What's going on?
According to data out on Monday, the amount borrowed by businesses and households in the UK in the previous year fell for the first time since mid-2013, perhaps reflecting the uncertain future of Britain’s economy.
What does this mean?
To some extent, this news is expected: late last year, British banks announced plans to begin scaling back their lending in some areas. Consumer credit had been expanding rapidly, leading to concerns that some people would be unable to meet repayments as interest rates slowly began to increase. That merits an interesting comparison to the US, where the level of consumer debt is still growing ($13 trillion at the last count!) despite a slow but steady rise in rates.
Borrowing by businesses in the UK is also declining, which many analysts attribute to companies reacting to the uncertainty surrounding Brexit by keeping their wallets closed.
Why should I care?
For markets: Less borrowing could mean interest rates remain lower for longer.

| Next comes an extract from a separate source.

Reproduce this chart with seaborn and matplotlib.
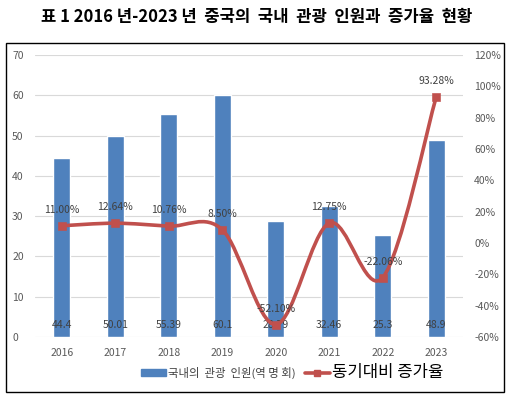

Economies typically grow more quickly when people and companies are borrowing more money (essentially because they then have more money to spend). This is, to some extent, what’s happening in the US right now – and it’s partly why the US Federal Reserve has raised its target interest rate numerous times. In the UK, however, a reduction in borrowing makes it less likely that the Bank of England will also increase interest rates (although there are other factors, like high inflation, that mean it may increase them anyway).
For you personally: Be careful with your savings, now…
Even though real incomes are being squeezed by inflation, Brits’ overall level of spending was about the same last year as the year before. But since consumer credit is contracting, that implies that they’re dipping into their savings to pay for that spending. While it’s often hard to tighten your belt, take care not to whittle away at your rainy day fund – wherever you are!